## SUPPLIED DATA
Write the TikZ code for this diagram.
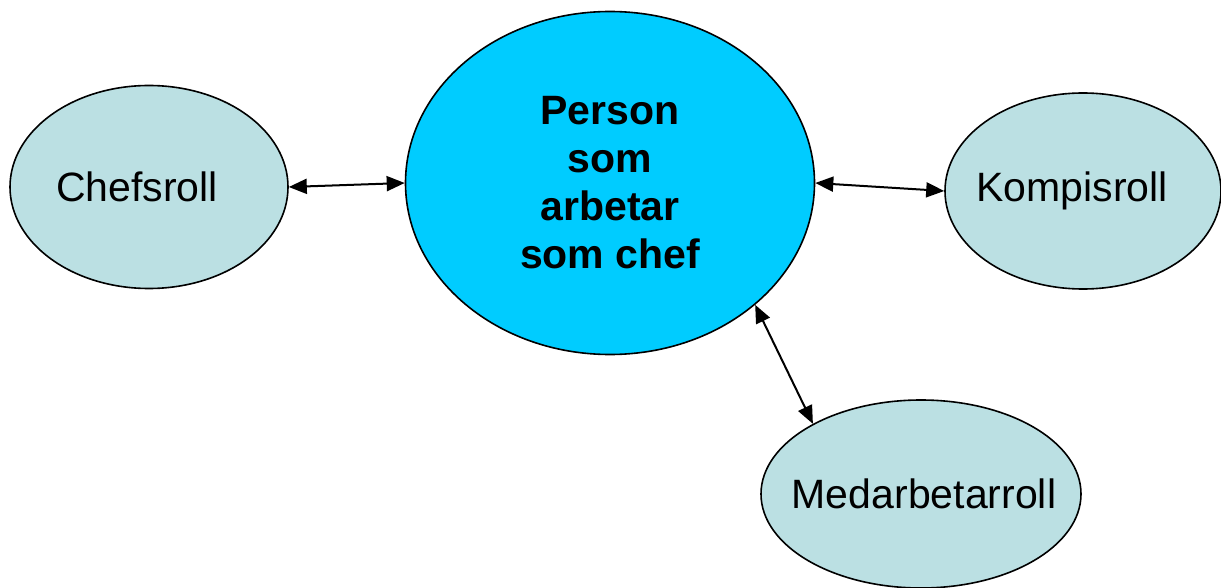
\documentclass[tikz,border=0pt]{standalone}
\usepackage{fontspec}
\setmainfont{Liberation Sans}
\usepackage{tikz}
\usetikzlibrary{arrows.meta,shapes.geometric}

\definecolor{rolefill}{HTML}{BBE0E3}
\definecolor{personfill}{HTML}{00CCFF}

% text that does not widen the ellipse
\newcommand{\rolename}[2][0pt]{\makebox[0pt]{#2\hspace*{#1}}}

\tikzset{
  role/.style={ellipse, draw, line width=1.6pt, fill=rolefill, inner sep=0pt,
    font=\fontsize{41}{48}\selectfont},
  link/.style={line width=2pt, {Triangle[length=18pt,width=15pt]}-{Triangle[length=18pt,width=15pt]}}
}

\begin{document}
\begin{tikzpicture}[x=1pt, y=-1pt]
  \useasboundingbox (0,0) rectangle (1221,588);

  % Roles
  \node[role, minimum width=278pt, minimum height=203pt] (chef) at (149,187) {\rolename[24pt]{Chefsroll}};
  \node[role, minimum width=276pt, minimum height=196pt] (kompis) at (1083,191) {\rolename[22pt]{Kompisroll}};
  \node[role, minimum width=320pt, minimum height=188pt] (medarb) at (921,494) {\rolename[-6pt]{Medarbetarroll}};

  % Person
  \node[role, fill=personfill, minimum width=409pt, minimum height=343pt,
        align=center, font=\fontsize{41}{48}\selectfont\bfseries] (person) at (610,183)
        {Person\\som\\arbetar\\som chef};

  % Links
  \draw[link] (chef.east) -- (person.west);
  \draw[link] (person.east) -- (kompis.west);
  \draw[link] (person.-40) -- (medarb.147);
\end{tikzpicture}
\end{document}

## THE REQUEST
Repeat the listing in full and exactly. Leave any pictures out.

## WORKED ANSWER
Write the TikZ code for this diagram.
\documentclass[tikz,border=0pt]{standalone}
\usepackage{fontspec}
\setmainfont{Liberation Sans}
\usepackage{tikz}
\usetikzlibrary{arrows.meta,shapes.geometric}

\definecolor{rolefill}{HTML}{BBE0E3}
\definecolor{personfill}{HTML}{00CCFF}

% text that does not widen the ellipse
\newcommand{\rolename}[2][0pt]{\makebox[0pt]{#2\hspace*{#1}}}

\tikzset{
  role/.style={ellipse, draw, line width=1.6pt, fill=rolefill, inner sep=0pt,
    font=\fontsize{41}{48}\selectfont},
  link/.style={line width=2pt, {Triangle[length=18pt,width=15pt]}-{Triangle[length=18pt,width=15pt]}}
}

\begin{document}
\begin{tikzpicture}[x=1pt, y=-1pt]
  \useasboundingbox (0,0) rectangle (1221,588);

  % Roles
  \node[role, minimum width=278pt, minimum height=203pt] (chef) at (149,187) {\rolename[24pt]{Chefsroll}};
  \node[role, minimum width=276pt, minimum height=196pt] (kompis) at (1083,191) {\rolename[22pt]{Kompisroll}};
  \node[role, minimum width=320pt, minimum height=188pt] (medarb) at (921,494) {\rolename[-6pt]{Medarbetarroll}};

  % Person
  \node[role, fill=personfill, minimum width=409pt, minimum height=343pt,
        align=center, font=\fontsize{41}{48}\selectfont\bfseries] (person) at (610,183)
        {Person\\som\\arbetar\\som chef};

  % Links
  \draw[link] (chef.east) -- (person.west);
  \draw[link] (person.east) -- (kompis.west);
  \draw[link] (person.-40) -- (medarb.147);
\end{tikzpicture}
\end{document}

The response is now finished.